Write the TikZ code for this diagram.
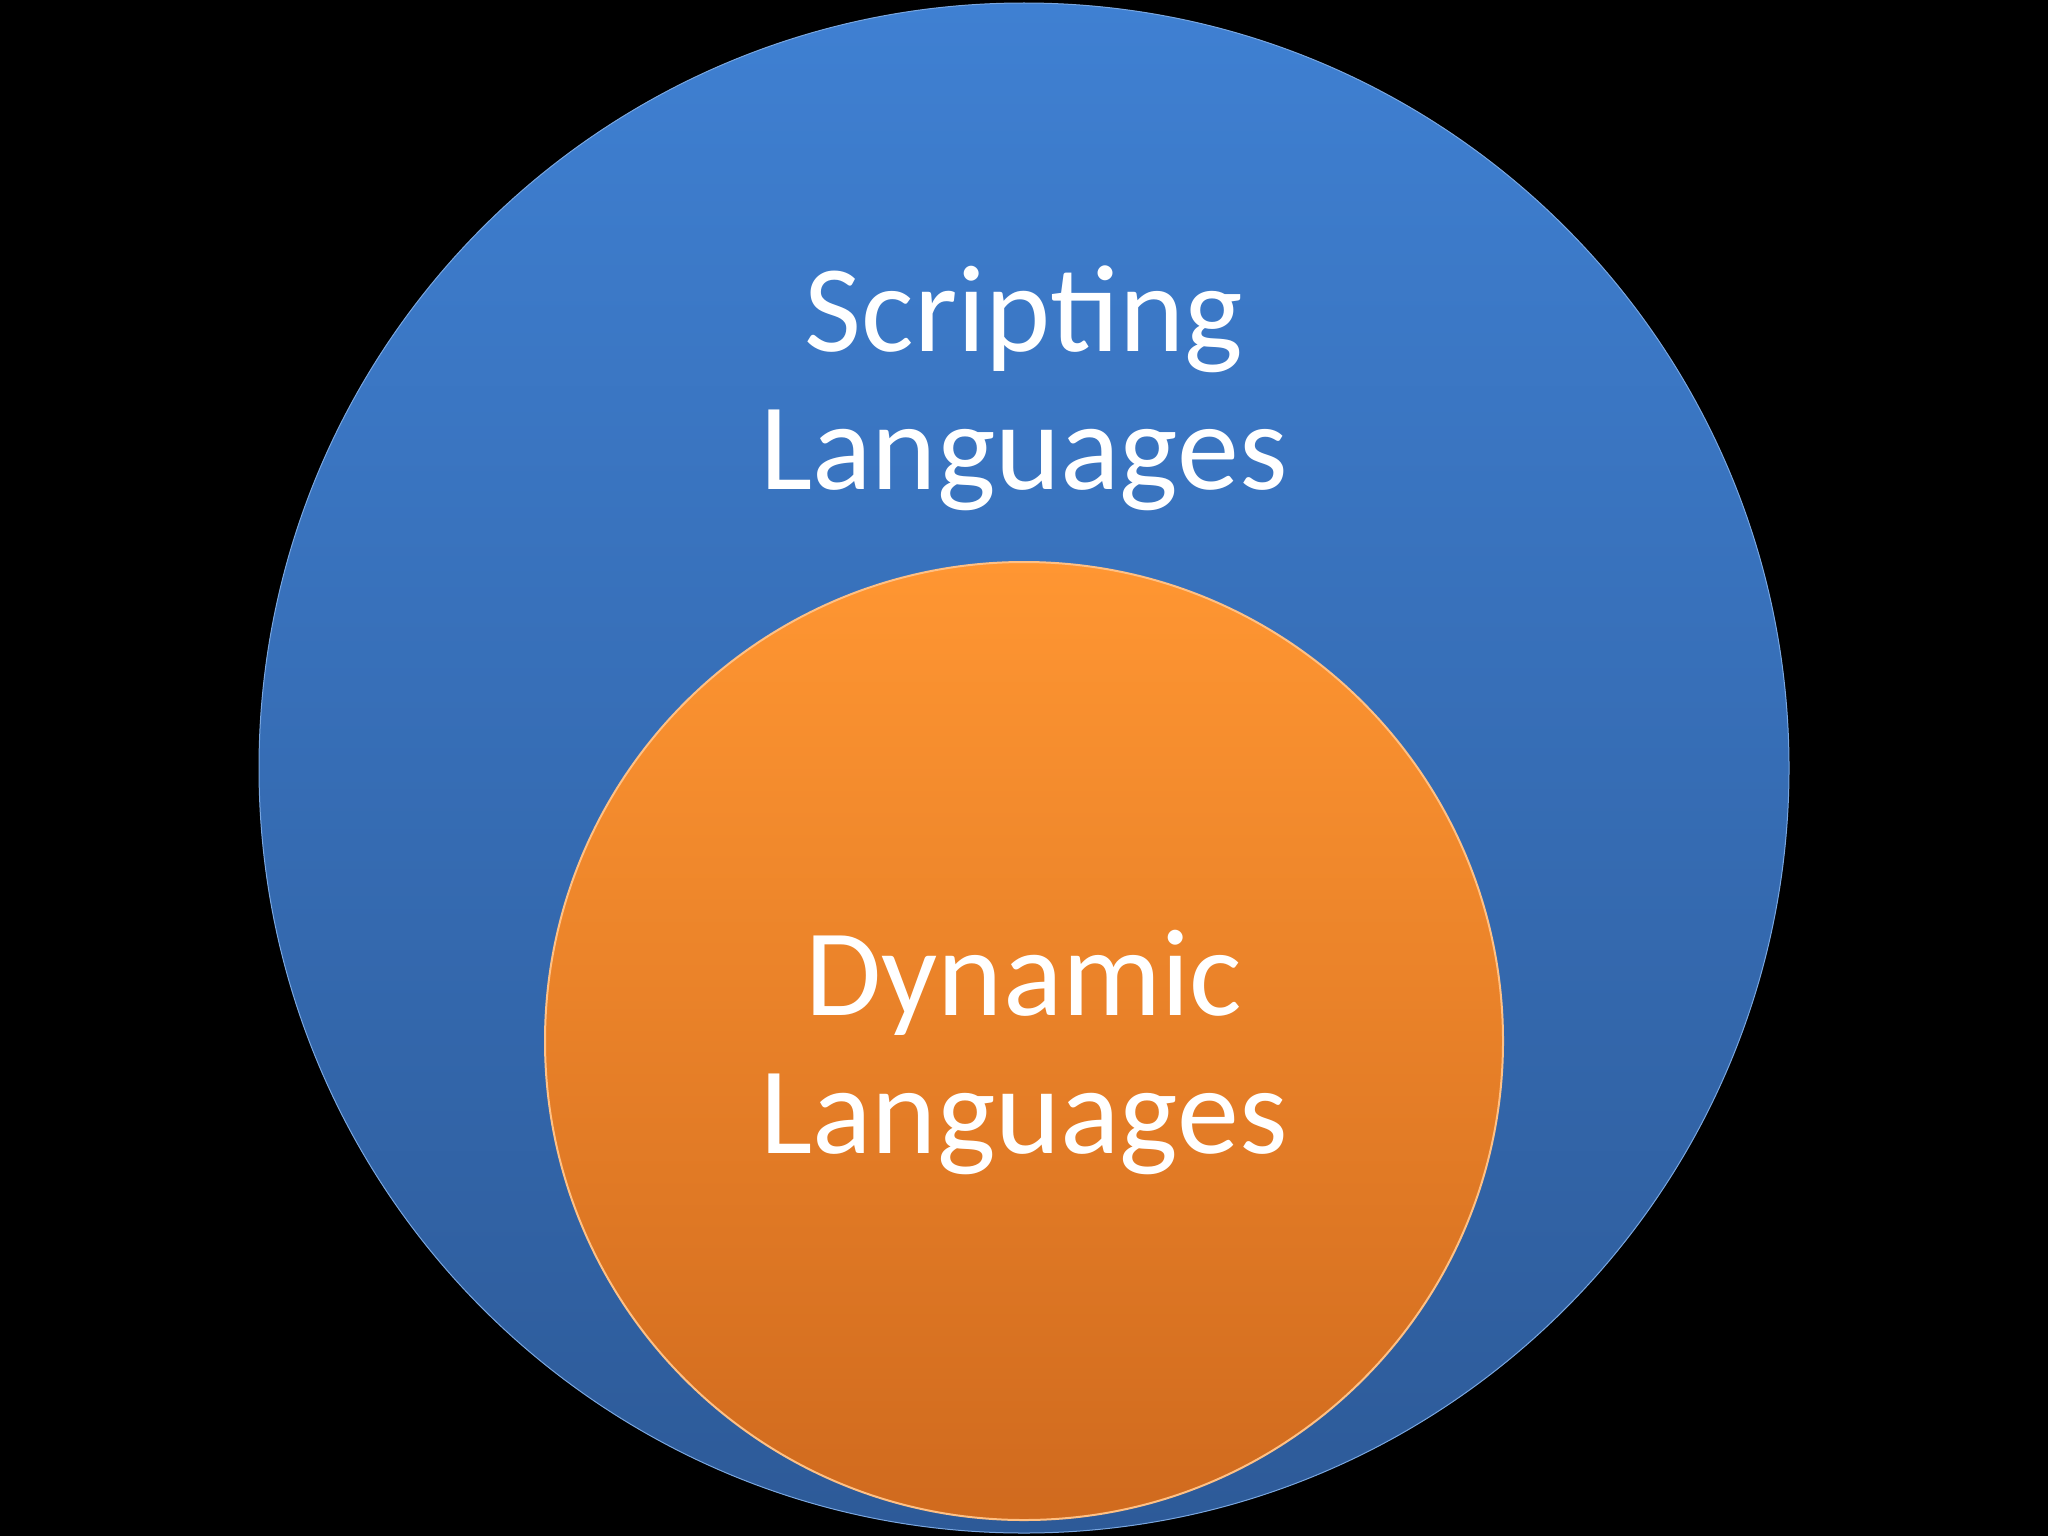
\documentclass[tikz,border=0pt]{standalone}
\usepackage{fontspec}
\setmainfont{Carlito}
\definecolor{btop}{HTML}{3F80D2}
\definecolor{bbot}{HTML}{2D5A98}
\definecolor{otop}{HTML}{FF9632}
\definecolor{obot}{HTML}{D06A1E}
\tikzset{lbl/.style={text=white,align=center,font=\fontsize{62}{69}\selectfont}}
\begin{document}
\begin{tikzpicture}[x=0.5pt,y=-0.5pt]
\fill[black] (0,0) rectangle (2048,1536);
\useasboundingbox (0,0) rectangle (2048,1536);
\node[circle,minimum size=1530*0.5pt,inner sep=0,top color=btop,bottom color=bbot,draw=btop!70!white,line width=0.5pt] (outer) at (1024,768) {};
\node[circle,minimum size=958*0.5pt,inner sep=0,top color=otop,bottom color=obot,draw=otop!60!white,line width=1pt] (inner) at (1024,1041) {};
\node[lbl] (script) at (1024,388) {Scripting\\Languages};
\node[lbl] (dyn) at (1024,1052) {Dynamic\\Languages};
\end{tikzpicture}
\end{document}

INSTRUCTIONS TO FOLLOW:
Transcribe the material exactly, keeping every word and none of the pictures.

OUTPUT OF THE EXERCISE:
Write the TikZ code for this diagram.
\documentclass[tikz,border=0pt]{standalone}
\usepackage{fontspec}
\setmainfont{Carlito}
\definecolor{btop}{HTML}{3F80D2}
\definecolor{bbot}{HTML}{2D5A98}
\definecolor{otop}{HTML}{FF9632}
\definecolor{obot}{HTML}{D06A1E}
\tikzset{lbl/.style={text=white,align=center,font=\fontsize{62}{69}\selectfont}}
\begin{document}
\begin{tikzpicture}[x=0.5pt,y=-0.5pt]
\fill[black] (0,0) rectangle (2048,1536);
\useasboundingbox (0,0) rectangle (2048,1536);
\node[circle,minimum size=1530*0.5pt,inner sep=0,top color=btop,bottom color=bbot,draw=btop!70!white,line width=0.5pt] (outer) at (1024,768) {};
\node[circle,minimum size=958*0.5pt,inner sep=0,top color=otop,bottom color=obot,draw=otop!60!white,line width=1pt] (inner) at (1024,1041) {};
\node[lbl] (script) at (1024,388) {Scripting\\Languages};
\node[lbl] (dyn) at (1024,1052) {Dynamic\\Languages};
\end{tikzpicture}
\end{document}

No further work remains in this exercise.